The Bard's Unsinkable Play
Love’s Labour’s Lost
The Stratford Festival
The National Post
Not only is Love's Labour's Lost the first great romantic comedy in the English language, it is also the first great anti-romantic comedy. Four young men vow to dedicate themselves to three years of celibate study and, of course, are immediately derailed by the appearance of four young women. Then when, after the customary ration of advances and rebuffs, all seems set fair for a quadruple wedding, Death steps in and checkmates the revels.
At the height of the play's mirth, the Princess of France, who is on an embassy to the King of Navarre, receives news that her father has died. Courtship is put on hold. The Princess and her three ladies tell the King and his three lords that, if they wish, they may resume their suits in a year and a day, the interim to be spent on reflection and good works. It doesn't seem that long, but it is, as Berowne, the joker in the king's pack and the comedy's central character, pointedly remarks, "too long for a play." This, one of Shakespeare's earliest Elizabethan dramas, is only just beginning, and already it's deconstructing itself.
The end of this play is moving, in a unique fashion. Obviously we shed no personal tears for the late King of France; we have never met him, barely heard of him. What hits us so hard is the fact of mortality and, especially, its intrusion in a comic context. It casts doubt -- sober, uncynical doubt -- on all happy endings, including those in Shakespeare's other comedies. When the messenger arrives, Navarre's local inhabitants have been presenting a farcical pageant of the Nine Worthies. "Worthies, away," says Berowne, virtually cueing the lights, "the scene begins to cloud." It's magnificently self-conscious writing, absolutely sure of its effect.

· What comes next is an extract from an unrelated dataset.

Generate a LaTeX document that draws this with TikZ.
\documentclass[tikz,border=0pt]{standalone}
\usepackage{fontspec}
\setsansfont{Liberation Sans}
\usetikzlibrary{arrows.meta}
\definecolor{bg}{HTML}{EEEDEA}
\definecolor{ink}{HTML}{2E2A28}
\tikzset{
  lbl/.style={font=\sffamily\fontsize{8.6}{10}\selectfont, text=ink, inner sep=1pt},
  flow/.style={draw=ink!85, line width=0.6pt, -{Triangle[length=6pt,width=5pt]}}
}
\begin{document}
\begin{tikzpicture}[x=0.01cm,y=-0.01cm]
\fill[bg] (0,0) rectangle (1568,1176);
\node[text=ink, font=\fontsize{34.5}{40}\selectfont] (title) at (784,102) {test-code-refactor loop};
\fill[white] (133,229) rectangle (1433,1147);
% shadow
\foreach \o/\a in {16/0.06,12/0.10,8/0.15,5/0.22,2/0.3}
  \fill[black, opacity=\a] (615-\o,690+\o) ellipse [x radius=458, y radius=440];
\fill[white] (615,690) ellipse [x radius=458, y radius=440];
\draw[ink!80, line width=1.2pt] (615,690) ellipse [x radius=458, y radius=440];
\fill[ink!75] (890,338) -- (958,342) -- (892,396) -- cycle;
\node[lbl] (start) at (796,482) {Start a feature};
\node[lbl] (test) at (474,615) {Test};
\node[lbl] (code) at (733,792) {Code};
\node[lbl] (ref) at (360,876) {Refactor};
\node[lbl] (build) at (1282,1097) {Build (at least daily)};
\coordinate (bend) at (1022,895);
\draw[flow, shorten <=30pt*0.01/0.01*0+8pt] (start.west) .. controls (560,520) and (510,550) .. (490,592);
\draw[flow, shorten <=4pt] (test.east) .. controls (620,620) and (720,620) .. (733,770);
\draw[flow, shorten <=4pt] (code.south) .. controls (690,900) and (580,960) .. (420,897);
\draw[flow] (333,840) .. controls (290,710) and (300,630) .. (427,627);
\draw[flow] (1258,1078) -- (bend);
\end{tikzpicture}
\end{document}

Love's Labour's Lost is a pastoral, a form in which little happens but in which behaviour and language stand out in the sharpest relief in what the poet Marvell called "a green shade." The setting is soothing, the mood astringent. Much of the dialogue is wordplay: characters scoring off one another, misunderstanding one another. This poeticizing and logic-chopping are among the bad habits of which the women hope to cure the men by imposing their 12 months' penance. Shakespeare is satirizing his more self-indulgent contemporaries, but is also having a grand time beating them at their own game. In theory, the play is full of hopelessly obscure jokes; in practice, they are beautifully built up and always relate to the people making them. I don't think I have ever seen a bad production of Love's Labour's, and I don't remember hearing or reading of many. The play is magic.

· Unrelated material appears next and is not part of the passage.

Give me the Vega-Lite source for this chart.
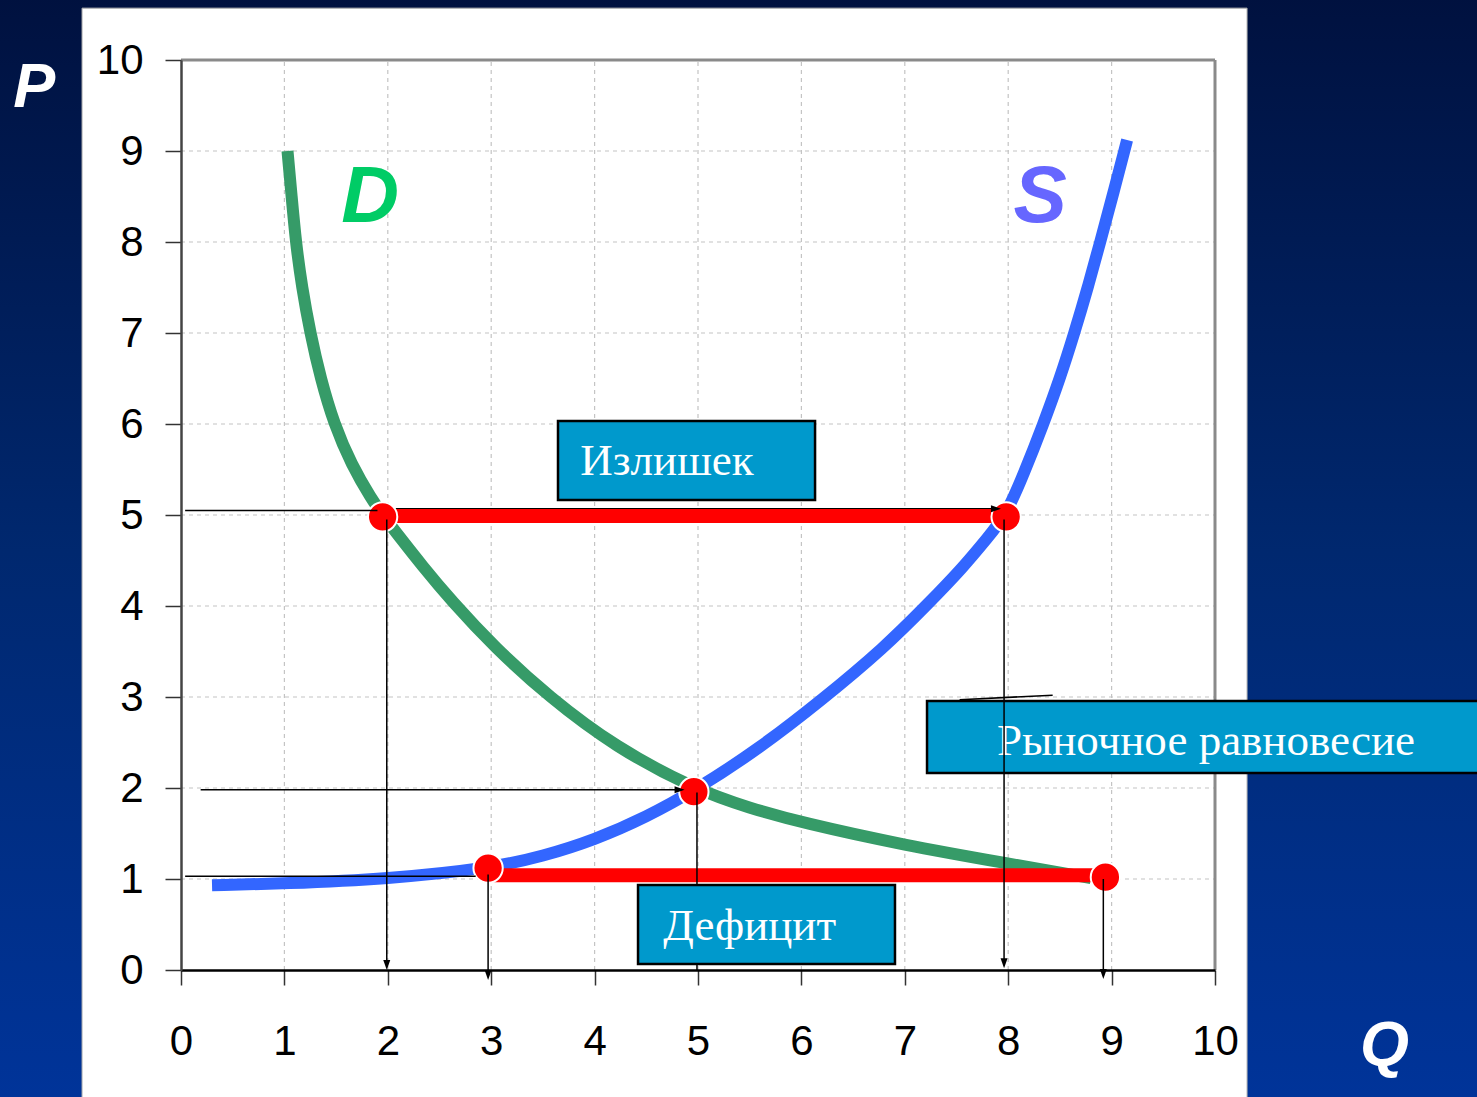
{
  "$schema": "https://vega.github.io/schema/vega-lite/v6.json",
  "width": 1034,
  "height": 910,
  "autosize": {"type": "none"},
  "padding": {"left": 181, "top": 60, "right": 262, "bottom": 127},
  "background": "#002670",
  "config": {"view": {"stroke": null}},
  "datasets": {
    "bg": [{"x": -1.8, "x2": 12.6, "y": -1.5, "y2": 10.7}],
    "panel": [{"x": -0.957, "x2": 10.31, "y": -1.5, "y2": 10.57}],
    "grid": [
      {"x": 1, "x2": 1, "y": 0, "y2": 10}, {"x": 2, "x2": 2, "y": 0, "y2": 10}, {"x": 3, "x2": 3, "y": 0, "y2": 10},
      {"x": 4, "x2": 4, "y": 0, "y2": 10}, {"x": 5, "x2": 5, "y": 0, "y2": 10}, {"x": 6, "x2": 6, "y": 0, "y2": 10},
      {"x": 7, "x2": 7, "y": 0, "y2": 10}, {"x": 8, "x2": 8, "y": 0, "y2": 10}, {"x": 9, "x2": 9, "y": 0, "y2": 10},
      {"x": 0, "x2": 10, "y": 1, "y2": 1}, {"x": 0, "x2": 10, "y": 2, "y2": 2}, {"x": 0, "x2": 10, "y": 3, "y2": 3},
      {"x": 0, "x2": 10, "y": 4, "y2": 4}, {"x": 0, "x2": 10, "y": 5, "y2": 5}, {"x": 0, "x2": 10, "y": 6, "y2": 6},
      {"x": 0, "x2": 10, "y": 7, "y2": 7}, {"x": 0, "x2": 10, "y": 8, "y2": 8}, {"x": 0, "x2": 10, "y": 9, "y2": 9}
    ],
    "frame": [{"x": 0, "x2": 10, "y": 10, "y2": 10}, {"x": 10, "x2": 10, "y": 0, "y2": 10}],
    "demand": [
      {"x": 1.03, "y": 9.0}, {"x": 1.07, "y": 8.5}, {"x": 1.11, "y": 8.0}, {"x": 1.17, "y": 7.5},
      {"x": 1.25, "y": 7.0}, {"x": 1.35, "y": 6.5}, {"x": 1.48, "y": 6.0}, {"x": 1.65, "y": 5.55},
      {"x": 1.84, "y": 5.18}, {"x": 1.97, "y": 4.97}, {"x": 2.12, "y": 4.75}, {"x": 2.32, "y": 4.46},
      {"x": 2.62, "y": 4.05}, {"x": 3.03, "y": 3.55}, {"x": 3.56, "y": 3.0}, {"x": 4.2, "y": 2.45},
      {"x": 4.98, "y": 1.98}, {"x": 5.5, "y": 1.78}, {"x": 6.0, "y": 1.62}, {"x": 7.0, "y": 1.37},
      {"x": 8.0, "y": 1.17}, {"x": 8.8, "y": 1.01}
    ],
    "supply": [
      {"x": 0.3, "y": 0.93}, {"x": 1.0, "y": 0.95}, {"x": 2.0, "y": 1.0}, {"x": 3.0, "y": 1.12},
      {"x": 3.5, "y": 1.25}, {"x": 4.0, "y": 1.43}, {"x": 4.5, "y": 1.68}, {"x": 4.98, "y": 1.98},
      {"x": 5.6, "y": 2.44}, {"x": 6.2, "y": 2.97}, {"x": 6.8, "y": 3.54}, {"x": 7.23, "y": 4.03},
      {"x": 7.56, "y": 4.42}, {"x": 7.8, "y": 4.75}, {"x": 7.98, "y": 5.0}, {"x": 8.15, "y": 5.45},
      {"x": 8.34, "y": 6.0}, {"x": 8.5, "y": 6.5}, {"x": 8.64, "y": 7.0}, {"x": 8.77, "y": 7.5},
      {"x": 8.89, "y": 8.0}, {"x": 9.02, "y": 8.55}, {"x": 9.15, "y": 9.12}
    ],
    "blackUnder": [{"x": 2.0, "x2": 7.9, "y": 5.07, "y2": 5.07}],
    "redLines": [
      {"x": 1.95, "x2": 7.98, "y": 4.99, "y2": 4.99},
      {"x": 2.97, "x2": 8.94, "y": 1.04, "y2": 1.04}
    ],
    "redPoints": [
      {"x": 1.95, "y": 4.98}, {"x": 7.98, "y": 4.98}, {"x": 4.96, "y": 1.96},
      {"x": 2.97, "y": 1.12}, {"x": 8.94, "y": 1.02}
    ],
    "boxR": [{"x": 7.215, "x2": 12.6, "y": 2.165, "y2": 2.956}],
    "boxTextR": [{"x": 9.913, "y": 2.36, "t": "Рыночное равновесие"}],
    "black": [
      {"x": 0.04, "x2": 1.9, "y": 5.05, "y2": 5.05},
      {"x": 1.99, "x2": 1.99, "y": 4.95, "y2": 0.05},
      {"x": 0.19, "x2": 4.84, "y": 1.98, "y2": 1.98},
      {"x": 4.99, "x2": 4.99, "y": 1.95, "y2": 0.0},
      {"x": 0.04, "x2": 2.85, "y": 1.03, "y2": 1.03},
      {"x": 2.97, "x2": 2.97, "y": 1.05, "y2": -0.06},
      {"x": 7.96, "x2": 7.96, "y": 4.95, "y2": 0.07},
      {"x": 8.92, "x2": 8.92, "y": 1.0, "y2": -0.05},
      {"x": 7.53, "x2": 8.43, "y": 2.97, "y2": 3.02}
    ],
    "arrowDown": [
      {"x": 1.99, "y": 0.0}, {"x": 2.97, "y": -0.11}, {"x": 7.96, "y": 0.02}, {"x": 8.92, "y": -0.1}
    ],
    "arrowRight": [{"x": 4.87, "y": 1.98}, {"x": 7.93, "y": 5.07}],
    "boxes": [
      {"x": 3.646, "x2": 6.132, "y": 5.165, "y2": 6.033},
      {"x": 4.42, "x2": 6.905, "y": 0.066, "y2": 0.934}
    ],
    "boxText": [
      {"x": 4.7, "y": 5.44, "t": "Излишек"},
      {"x": 5.5, "y": 0.33, "t": "Дефицит"}
    ],
    "dLabel": [{"x": 1.83, "y": 8.22, "t": "D"}],
    "sLabel": [{"x": 8.31, "y": 8.22, "t": "S"}],
    "pqLabels": [{"x": -1.42, "y": 9.48, "t": "P"}, {"x": 11.64, "y": -1.044, "t": "Q"}]
  },
  "encoding": {
    "x": {
      "field": "x", "type": "quantitative",
      "scale": {"domain": [0, 10], "nice": false, "zero": false},
      "axis": {
        "title": null, "values": [0, 1, 2, 3, 4, 5, 6, 7, 8, 9, 10], "format": "d", "grid": false, "zindex": 1,
        "domainColor": "#000000", "domainWidth": 2.5, "tickColor": "#333333", "tickWidth": 1.5, "tickSize": 15,
        "labelFont": "Liberation Sans", "labelFontSize": 42, "labelColor": "#000000", "labelPadding": 36,
        "labelFlush": false, "labelOverlap": false
      }
    },
    "y": {
      "field": "y", "type": "quantitative",
      "scale": {"domain": [0, 10], "nice": false, "zero": false},
      "axis": {
        "title": null, "values": [0, 1, 2, 3, 4, 5, 6, 7, 8, 9, 10], "format": "d", "grid": false, "zindex": 1,
        "domainColor": "#444444", "domainWidth": 2.5, "tickColor": "#333333", "tickWidth": 1.5, "tickSize": 16,
        "labelFont": "Liberation Sans", "labelFontSize": 42, "labelColor": "#000000", "labelPadding": 22,
        "labelFlush": false, "labelOverlap": false
      }
    }
  },
  "layer": [
    {
      "data": {"name": "bg"},
      "mark": {"type": "rect", "strokeWidth": 0, "fill": {"gradient": "linear", "x1": 0, "y1": 0, "x2": 0, "y2": 1,
        "stops": [{"offset": 0, "color": "#00113f"}, {"offset": 0.5, "color": "#00286f"}, {"offset": 1, "color": "#00349a"}]}},
      "encoding": {"x2": {"field": "x2"}, "y2": {"field": "y2"}}
    },
    {
      "data": {"name": "panel"},
      "mark": {"type": "rect", "fill": "#ffffff", "stroke": "#b0b0b0", "strokeWidth": 1},
      "encoding": {"x2": {"field": "x2"}, "y2": {"field": "y2"}}
    },
    {
      "data": {"name": "grid"},
      "mark": {"type": "rule", "color": "#c4c4c4", "strokeWidth": 1.2, "strokeDash": [4, 4]},
      "encoding": {"x2": {"field": "x2"}, "y2": {"field": "y2"}}
    },
    {
      "data": {"name": "frame"},
      "mark": {"type": "rule", "color": "#8a8a8a", "strokeWidth": 3},
      "encoding": {"x2": {"field": "x2"}, "y2": {"field": "y2"}}
    },
    {
      "data": {"name": "blackUnder"},
      "mark": {"type": "rule", "color": "#000000", "strokeWidth": 1.5},
      "encoding": {"x2": {"field": "x2"}, "y2": {"field": "y2"}}
    },
    {
      "data": {"name": "demand"},
      "mark": {"type": "line", "color": "#369b68", "strokeWidth": 12, "interpolate": "basis", "strokeCap": "butt"}
    },
    {
      "data": {"name": "supply"},
      "mark": {"type": "line", "color": "#3366ff", "strokeWidth": 12, "interpolate": "basis", "strokeCap": "butt"}
    },
    {
      "data": {"name": "redLines"},
      "mark": {"type": "rule", "color": "#ff0000", "strokeWidth": 14},
      "encoding": {"x2": {"field": "x2"}, "y2": {"field": "y2"}}
    },
    {
      "data": {"name": "redPoints"},
      "mark": {"type": "point", "shape": "circle", "filled": true, "fill": "#ff0000", "stroke": "#ffffff", "strokeWidth": 2, "size": 860, "opacity": 1}
    },
    {
      "data": {"name": "boxR"},
      "mark": {"type": "rect", "fill": "#0099cc", "stroke": "#000000", "strokeWidth": 2.5},
      "encoding": {"x2": {"field": "x2"}, "y2": {"field": "y2"}}
    },
    {
      "data": {"name": "boxTextR"},
      "mark": {"type": "text", "font": "Liberation Serif", "fontSize": 45, "color": "#ffffff", "align": "center", "baseline": "alphabetic"},
      "encoding": {"text": {"field": "t"}}
    },
    {
      "data": {"name": "black"},
      "mark": {"type": "rule", "color": "#000000", "strokeWidth": 1.5},
      "encoding": {"x2": {"field": "x2"}, "y2": {"field": "y2"}}
    },
    {
      "data": {"name": "arrowDown"},
      "mark": {"type": "point", "shape": "M0,0L-0.7,-2L0.7,-2Z", "filled": true, "fill": "#000000", "strokeWidth": 0, "size": 100, "opacity": 1}
    },
    {
      "data": {"name": "arrowRight"},
      "mark": {"type": "point", "shape": "M0,0L-2,-0.7L-2,0.7Z", "filled": true, "fill": "#000000", "strokeWidth": 0, "size": 100, "opacity": 1}
    },
    {
      "data": {"name": "boxes"},
      "mark": {"type": "rect", "fill": "#0099cc", "stroke": "#000000", "strokeWidth": 2.5},
      "encoding": {"x2": {"field": "x2"}, "y2": {"field": "y2"}}
    },
    {
      "data": {"name": "boxText"},
      "mark": {"type": "text", "font": "Liberation Serif", "fontSize": 45, "color": "#ffffff", "align": "center", "baseline": "alphabetic"},
      "encoding": {"text": {"field": "t"}}
    },
    {
      "data": {"name": "dLabel"},
      "mark": {"type": "text", "font": "Liberation Sans", "fontSize": 80, "fontWeight": "bold", "fontStyle": "italic", "color": "#00cc66", "align": "center", "baseline": "alphabetic"},
      "encoding": {"text": {"field": "t"}}
    },
    {
      "data": {"name": "sLabel"},
      "mark": {"type": "text", "font": "Liberation Sans", "fontSize": 80, "fontWeight": "bold", "fontStyle": "italic", "color": "#6666ff", "align": "center", "baseline": "alphabetic"},
      "encoding": {"text": {"field": "t"}}
    },
    {
      "data": {"name": "pqLabels"},
      "mark": {"type": "text", "font": "Liberation Sans", "fontSize": 63, "fontWeight": "bold", "fontStyle": "italic", "color": "#ffffff", "align": "center", "baseline": "alphabetic"},
      "encoding": {"text": {"field": "t"}}
    }
  ]
}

Antoni Cimolino's Stratford production, if not among the greats, offers a good measure of delight. Santo Loquasto has set it (discreetly) and costumed it (richly) in the French modes of the late 18th century; the women's white dresses in the last scene knock your eyes out. Graham Abbey, perhaps influenced by the director's idea that the men lack "social graces," makes a surprisingly surly Berowne; his great speech of self- discovery ("and I, forsooth, in love") is played for anger, rather than for the overflowing joyousness of being carried away against one's will. It's a matter of opinion, but I know which interpretation I prefer. Still, he has no trouble controlling either the play or his fellow students, especially in the great scene in which each in turn is unveiled as an apostate. Shane Carty takes the now conventional gauche view of the King, and successfully runs, or shambles, with it. Dana Green's Princess forces her merriment but is charming when serious; Michelle Giroux is suitably metallic as Rosaline, Berowne's dark lady; and the minor lords (Stephen Gartner, Caleb Marshall) and ladies (Sarah McVie, Deborah Hay) get more definition than usual. There are useful contributions from James Blendick in the major role of the Princess's chamberlain and Les Carlson in the very minor one of her forester.
The courtiers' compulsive chattering is echoed in their rustic dependents. Brian Bedford gives a lovely account of Don Armado, lost in dusty dreams of grandeur, peering with mystified gentleness at everything that pertains to the real world and especially at the country wench, Jaquenetta, Dulcinea to his Quixote. His page Moth (Jacob James) is both too tall and too old for his role, but so quick and responsive that we can let it pass. This central comic trio is wonderfully completed by Jonathan Goad, an entrancingly light-handed and full-blooded Costard. The pedants (Brian Tree and Barry MacGregor) are adequate, which is another way of saying disappointing. “The Worthies show” falls flat, partly for this reason. It's character comedy, and it can't work unless all the characters have been established. It's played here for slapstick, as if it were “Pyramus and Thisbe”. These amateur actors trip themselves up; the production doesn't have to do it to them. This faltering in the comedy robs the last-minute tragedy of its full impact. But this is still my favourite play, and it's here in much of its glory.